All of these are apparently typical dyspraxic charracteristics (in addition to the motor coordination challenges).

The problem with the fussy eating though is that it can, as with all things, be manipulated by the somewhat smart child and Jasmine definitely does try it on. Over time however, I have come to understand her sensitivities and know when she is being manipulative or indeed, when she really can’t bear to eat something. I have learned to be accommodating but also to stand my ground.

She is very fussy and it drives me absolutely mad, but I take comfort that with this sensitivity and fussiness comes a love for the unexpected – she loves and will try lots of different types of fruit (grapefruit anyone?) and will happily eat the oddest things that I would expect her to hate – sushi, celery, mince pies, feta cheese, olives, clams ….

So whilst her diet can be odd and perhaps a bit random, it is certainly balanced. I take comfort in that.

The power of Affirming words

The power of Affirming words

The dyslexic child is so used to finding things difficult at school that there is a tendency to avoid things that could be challenging, find the easy option, guess or indeed avoid trying altogether. In the case of the latter, this is often accompanied with the words ” I can’t do it”, ” it’s too hard” or ” I’m terrible at comprehension”.

I don’t think I’d ever really thought about the fact that Jasmine had become so used to saying these things, sometimes accompanied by tears, until one day when we had a full-on scene with tears and drama that it all came spilling out. I realised that I needed to do something to try and break the cycle of negativity.

She was essentially telling herself that she could not do things and I could see how disabling this negative psychology was on her. She would literally just sit there paralysed.

The reality is that with some of the tasks, she could do them if she thought them through or broke them down into little steps. In the vast majority of cases she could give the task a good go.

I saw a wonderful clip on Facebook of a man who was in the habit of standing side by side in the mirror with his daughter daily, speaking affirmations and encouraging her before waving her off to school. He said things like:

I am brave
I am smart
I can do anything I put my mind to
If I fall, I will get up
If I fail, I will try again
I am blessed

I was so inspired by this very simple, yet so very impactful practice, that we do this now – before homework and also before school in the mornings (if we are not running late that is).

I also found a poster which I’ve put up too which we often look at and talk about. Picture attached.

Affirmations really do work!

“Below Average”

“Below Average”

So at the start of each new term we get an individual education plan (IEP) for Jasmine that lays out the specific areas of focus for the following term in maths, reading, spelling, writing etc.

The IEP always has some statistics at the top – essentially, scores in each area compared to the national average.

My heart sank to see “below average” for reading, comprehension and spelling and “average” for maths.
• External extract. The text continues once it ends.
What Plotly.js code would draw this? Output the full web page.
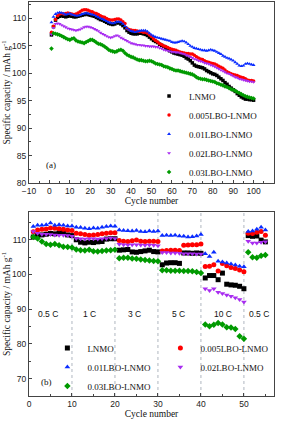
<!DOCTYPE html>
<html><head><meta charset="utf-8">
<script src="https://cdn.plot.ly/plotly-3.0.1.min.js"></script>
<style>html,body{margin:0;padding:0;background:#fff}#c{width:281px;height:421px}</style>
</head><body><div id="c"></div>
<script>
// ---------- (a) cycling at constant rate, cycles 1..100 ----------
const cyclesA = Array.from({length: 100}, (_, i) => i + 1);
const seriesNames = ['LNMO', '0.005LBO-LNMO', '0.01LBO-LNMO', '0.02LBO-LNMO', '0.03LBO-LNMO'];
const lnmoA = [107.0,108.5,109.7,110.2,110.4,110.5,110.4,110.3,110.4,110.5,
110.4,110.3,110.3,110.4,110.5,110.6,110.7,110.8,110.7,110.6,
110.5,110.4,110.2,110.0,109.8,109.7,109.5,109.3,109.1,109.0,
108.9,109.0,109.2,109.2,109.0,108.7,108.3,107.8,107.5,107.3,
107.2,107.2,107.2,107.3,107.3,107.2,107.1,106.9,106.6,106.3,
106.0,105.8,105.6,105.3,105.1,104.9,104.6,104.4,104.1,103.9,
103.7,103.6,103.5,103.4,103.3,103.1,102.8,102.6,102.3,101.9,
101.5,101.3,101.2,101.1,101.0,100.8,100.5,100.3,100.1,99.9,
99.8,99.6,99.3,99.0,98.7,98.3,98.0,97.6,97.3,97.0,
96.7,96.3,96.0,95.7,95.5,95.3,95.3,95.2,95.2,95.1];
const lbo005A = [107.5,108.6,109.8,110.5,110.8,110.9,110.8,110.9,111.0,110.9,
110.8,110.7,110.8,111.0,111.2,111.5,111.6,111.6,111.5,111.3,
111.2,111.0,110.9,110.7,110.5,110.3,110.2,110.0,109.8,109.7,
109.7,109.8,109.9,109.9,109.7,109.4,109.1,108.2,108.0,107.9,
107.8,107.8,107.7,107.6,107.6,107.5,107.5,107.3,107.0,106.7,
106.3,106.0,105.7,105.4,105.2,105.0,104.9,104.7,104.5,104.4,
104.3,104.2,104.0,103.9,103.8,103.7,103.6,103.6,103.5,103.5,
103.3,103.0,102.8,102.6,102.5,102.3,102.1,102.0,101.9,101.8,
101.7,101.5,101.3,101.1,100.9,100.6,100.3,100.1,99.9,99.8,
99.7,99.6,99.4,99.3,99.2,99.0,98.8,98.7,98.7,98.6];
const lbo01A = [109.3,110.3,110.8,111.0,111.1,111.0,110.9,110.7,110.8,110.9,
110.7,110.6,110.5,110.5,110.6,110.8,110.9,111.0,110.9,110.8,
110.7,110.6,110.4,110.2,110.0,109.9,109.7,109.5,109.3,109.2,
109.1,109.2,109.4,109.4,109.3,109.0,108.6,108.2,107.9,107.7,
107.6,107.5,107.6,107.7,107.8,107.8,107.8,107.6,107.3,107.0,
106.8,106.6,106.5,106.4,106.3,106.2,106.1,106.0,105.9,105.7,
105.6,105.6,105.7,105.8,105.9,105.8,105.6,105.3,105.0,104.8,
104.6,104.5,104.4,104.3,104.2,104.2,104.1,104.2,104.3,104.2,
104.1,103.9,103.7,103.5,103.2,103.0,102.8,102.7,102.5,102.3,
102.0,101.7,101.4,101.3,101.4,101.7,101.8,101.7,101.6,101.5];
const lbo02A = [107.1,108.3,109.0,109.1,109.0,108.8,108.6,108.4,108.2,108.1,
108.0,107.9,107.8,107.9,108.0,108.2,108.4,108.5,108.5,108.4,
108.3,108.1,107.9,107.7,107.4,107.2,107.0,106.8,106.6,106.5,
106.6,106.8,106.9,106.8,106.5,106.3,106.1,105.9,105.7,105.5,
105.4,105.3,105.2,105.2,105.1,105.1,105.0,105.0,104.9,104.9,
104.9,104.8,104.8,104.6,104.5,104.3,104.2,104.1,104.0,103.9,
103.9,103.8,103.8,103.7,103.6,103.5,103.3,103.2,103.0,102.8,
102.6,102.5,102.3,102.2,102.1,101.9,101.8,101.7,101.5,101.4,
101.2,101.0,100.8,100.6,100.4,100.2,100.0,99.9,99.7,99.5,
99.3,99.2,99.0,98.9,98.8,98.7,98.6,98.5,98.5,98.4];
const lbo03A = [104.5,107.3,107.2,107.1,107.0,106.8,106.6,106.4,106.2,106.1,
106.3,106.4,106.0,105.8,105.7,105.6,105.5,105.7,105.9,106.1,
106.1,105.9,105.6,105.4,105.3,105.1,104.9,104.6,104.3,104.1,
104.0,103.9,104.0,104.2,104.3,104.1,103.7,103.4,103.2,103.0,
102.9,102.7,102.5,102.4,102.4,102.3,102.2,102.2,102.3,102.2,
102.0,101.8,101.7,101.6,101.5,101.3,101.2,101.1,100.9,100.8,
100.6,100.5,100.5,100.4,100.3,100.2,100.1,100.0,99.9,99.8,
99.6,99.3,99.1,99.0,98.9,98.9,98.8,98.7,98.6,98.5,
98.4,98.2,98.1,97.9,97.8,97.6,97.5,97.3,97.1,97.0,
96.8,96.6,96.4,96.2,96.0,95.8,95.7,95.6,95.5,95.4];

// ---------- (b) rate capability, cycles 1..55 ----------
const cyclesB = Array.from({length: 55}, (_, i) => i + 1);
const lnmoB = [110.8,111.2,111.4,111.6,111.8,111.7,112.0,112.1,111.4,111.2,
110.0,109.3,109.1,109.3,109.2,109.4,109.5,110.2,110.3,110.3,
107.0,107.1,107.2,106.5,106.4,106.6,106.8,107.0,106.6,106.5,
102.8,103.3,103.4,103.4,103.2,106.2,106.2,106.1,106.2,106.1,
99.0,99.7,99.7,98.5,100.4,97.2,97.0,96.9,96.6,95.9,
111.2,111.0,111.1,109.9,109.4];
const lbo005B = [112.3,112.8,113.0,113.1,113.4,113.3,113.2,113.0,112.8,112.7,
111.9,111.7,111.5,111.3,111.4,111.5,111.7,111.9,112.0,112.0,
109.8,109.6,109.5,109.7,109.9,109.6,109.5,109.6,109.6,109.5,
106.8,106.9,107.0,107.0,106.9,108.4,108.5,108.6,108.6,108.8,
102.3,102.4,102.8,101.0,103.2,102.5,102.0,101.7,101.3,100.8,
111.9,111.8,112.2,112.4,111.3];
const lbo01B = [113.8,114.2,114.2,114.3,114.8,114.2,114.3,114.2,114.0,114.0,
113.6,113.5,113.3,113.2,113.4,113.3,113.6,113.8,114.0,113.9,
112.8,112.7,112.6,112.5,112.7,112.4,112.3,112.5,112.4,112.5,
111.2,111.3,111.2,111.3,111.1,111.0,110.8,110.9,111.1,111.5,
106.0,105.2,106.4,103.8,103.6,103.3,103.0,102.7,102.4,102.2,
112.4,112.5,113.0,113.6,112.8];
const lbo02B = [112.4,111.9,111.6,111.6,111.5,111.4,111.3,111.3,111.2,111.0,
110.4,110.3,110.2,110.3,110.3,110.2,110.3,110.4,110.5,110.4,
108.7,108.6,108.5,108.6,108.6,108.5,108.4,108.5,108.4,108.3,
106.3,106.3,106.2,106.2,106.1,106.0,106.0,106.0,105.9,105.9,
95.9,95.4,95.9,94.9,94.5,94.1,93.7,93.3,92.8,92.1,
109.6,109.1,109.1,109.3,109.4];
const lbo03B = [110.8,110.4,109.5,108.8,108.6,108.8,108.4,108.0,107.9,107.8,
107.2,107.0,106.9,107.1,106.7,106.6,106.8,106.9,107.0,107.1,
104.7,104.8,104.8,104.6,104.5,104.3,104.2,104.0,103.9,103.8,
101.2,101.2,101.1,101.1,101.1,101.0,101.0,100.9,100.7,100.4,
85.6,85.1,85.5,86.0,85.6,84.8,84.7,84.3,82.2,81.5,
106.4,105.0,104.8,105.4,105.6];

const rateLabels = ['0.5 C', '1 C', '3 C', '5 C', '10 C', '0.5 C'];
const rateLabelX = [4.4, 14, 24.5, 34.8, 45.2, 53.4];
const rateBounds = [10, 20, 30, 40, 50];

const colors = ['#000000', '#ff0000', '#0a2cff', '#a82cf0', '#009a00'];
const symbols = ['square', 'circle', 'triangle-up', 'triangle-down', 'diamond'];
const dataA = [lnmoA, lbo005A, lbo01A, lbo02A, lbo03A];
const dataB = [lnmoB, lbo005B, lbo01B, lbo02B, lbo03B];

const traces = [];
dataA.forEach((ys, i) => traces.push({
  x: cyclesA, y: ys, name: seriesNames[i], type: 'scatter', mode: 'markers',
  xaxis: 'x', yaxis: 'y', legend: 'legend',
  marker: {symbol: symbols[i], size: 3.5, color: colors[i], line: {width: 0}}
}));
dataB.forEach((ys, i) => traces.push({
  x: cyclesB, y: ys, name: seriesNames[i], type: 'scatter', mode: 'markers',
  xaxis: 'x2', yaxis: 'y2', legend: 'legend2',
  marker: {symbol: symbols[i], size: 5, color: colors[i], line: {width: 0}}
}));

const serif = 'Liberation Serif, Times New Roman, serif';
const sans = 'Liberation Sans, Arial, sans-serif';
const axBase = {
  showline: true, mirror: true, linecolor: '#444', linewidth: 1,
  ticks: 'inside', ticklen: 3, tickwidth: 1, tickcolor: '#444',
  showgrid: false, zeroline: false,
  tickfont: {family: sans, size: 8.5, color: '#222'},
  automargin: false
};

const shapes = rateBounds.map(b => ({
  type: 'line', xref: 'x2', yref: 'y2 domain', x0: b, x1: b, y0: 0, y1: 1,
  line: {color: '#9aa4b0', width: 0.8, dash: 'dot'}, layer: 'below'
}));

const annotations = rateLabels.map((t, i) => ({
  text: t, x: rateLabelX[i], y: 88.6, xref: 'x2', yref: 'y2', showarrow: false,
  font: {family: sans, size: 8.5, color: '#111'}
}));
annotations.push({text: '(a)', x: 1, y: 83.3, xref: 'x', yref: 'y', showarrow: false,
  font: {family: serif, size: 9, color: '#111'}});
annotations.push({text: '(b)', x: 4, y: 69, xref: 'x2', yref: 'y2', showarrow: false,
  font: {family: serif, size: 9, color: '#111'}});

const layout = {
  width: 281, height: 421,
  margin: {l: 29, r: 7, t: 2, b: 25},
  paper_bgcolor: '#fff', plot_bgcolor: '#fff',
  showlegend: true,
  xaxis: Object.assign({}, axBase, {domain: [0, 1], anchor: 'y', range: [-10, 110],
    tickmode: 'linear', tick0: -10, dtick: 10,
    minor: {ticks: 'inside', ticklen: 2, dtick: 5, tickcolor: '#444'},
    title: {text: 'Cycle number', font: {family: serif, size: 9.5, color: '#111'}, standoff: 2}}),
  yaxis: Object.assign({}, axBase, {domain: [0.5406, 1], anchor: 'x', range: [80, 113],
    tickmode: 'linear', tick0: 80, dtick: 5,
    minor: {ticks: 'inside', ticklen: 2, dtick: 2.5, tickcolor: '#444'},
    title: {text: 'Specific capacity / mAh g<sup>-1</sup>', font: {family: serif, size: 9.5, color: '#111'}, standoff: 1}}),
  xaxis2: Object.assign({}, axBase, {domain: [0, 1], anchor: 'y2', range: [0, 57],
    tickmode: 'linear', tick0: 0, dtick: 10,
    minor: {ticks: 'inside', ticklen: 2, dtick: 5, tickcolor: '#444'},
    title: {text: 'Cycle number', font: {family: serif, size: 9.5, color: '#111'}, standoff: 2}}),
  yaxis2: Object.assign({}, axBase, {domain: [0, 0.467], anchor: 'x2', range: [65, 118],
    tickmode: 'linear', tick0: 70, dtick: 10,
    minor: {ticks: 'inside', ticklen: 2, dtick: 5, tickcolor: '#444'},
    title: {text: 'Specific capacity / mAh g<sup>-1</sup>', font: {family: serif, size: 9.5, color: '#111'}, standoff: 1}}),
  legend: {x: 0.49, y: 0.798, xanchor: 'left', yanchor: 'top', bgcolor: 'rgba(0,0,0,0)',
    font: {family: serif, size: 9, color: '#111'}, itemwidth: 30, tracegroupgap: 0},
  legend2: {x: 0.075, y: 0.1586, xanchor: 'left', yanchor: 'top', orientation: 'h',
    entrywidth: 68, bgcolor: 'rgba(0,0,0,0)',
    font: {family: serif, size: 9, color: '#111'}, itemwidth: 30},
  shapes: shapes,
  annotations: annotations
};

Plotly.newPlot('c', traces, layout, {displayModeBar: false, staticPlot: true});
</script>
</body></html>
That crushing feeling of disappointment, that I am so used to, came flooding over me.  I thought the whole reason she is in a specialist school is so that we start to see movement on these figures and signs of progress. How is it with all the intervention that she is still ” below average”. And if she is still below average, surely over time the gap will widen, how will she ever catch up?

After 2 very sleepless nights, I arranged to speak to the SENCO to understand what these results mean and indeed, what my reasonable expectations of progress should be given Jasmine has specific learning difficulties.

It turns out that over a 4 month period she was tested twice and in maths her scores ranged from 73 ( well below average) at first testing, to 87 ( good average) at second testing. So she had actually made good progress in maths.

Their methodology for testing reading and comprehension was slightly more involved but she had improved by a small margin of “5 months in reading age”. This does mean that she is still over 2 years below what is considered average reading for her age so she is still very much behind. That said, I’m happy that there has been some progress and as she is dyslexic, this is typical of her profile.

I was told by the SENCO that the dyslexic profile is such that often there will be prolonged periods of plateau and then suddenly there will be a spike when certain concepts have been truly consolidated.

I feel reassured today.

The problem with these national average scores is that they are one dimensional reflecting a static point in time. Understanding where you’ve come from is so critical and in my case, knowing that there has been progress ( a lot in maths and marginal in reading/comprehension) is so important.

I’d be lying if I said I was not concerned about her reading age still being so low, but I have to trust the insight and experience of the experts when they tell me to persevere, repeat, repeat and repeat 10 times again as that is what will ultimately push her out of the plateau to hopefully a spike.

A spike… wouldn’t that be wonderful?

So that is our current target.., pushing forward towards a spike.

It’s a journey, I’m constantly reminded of that.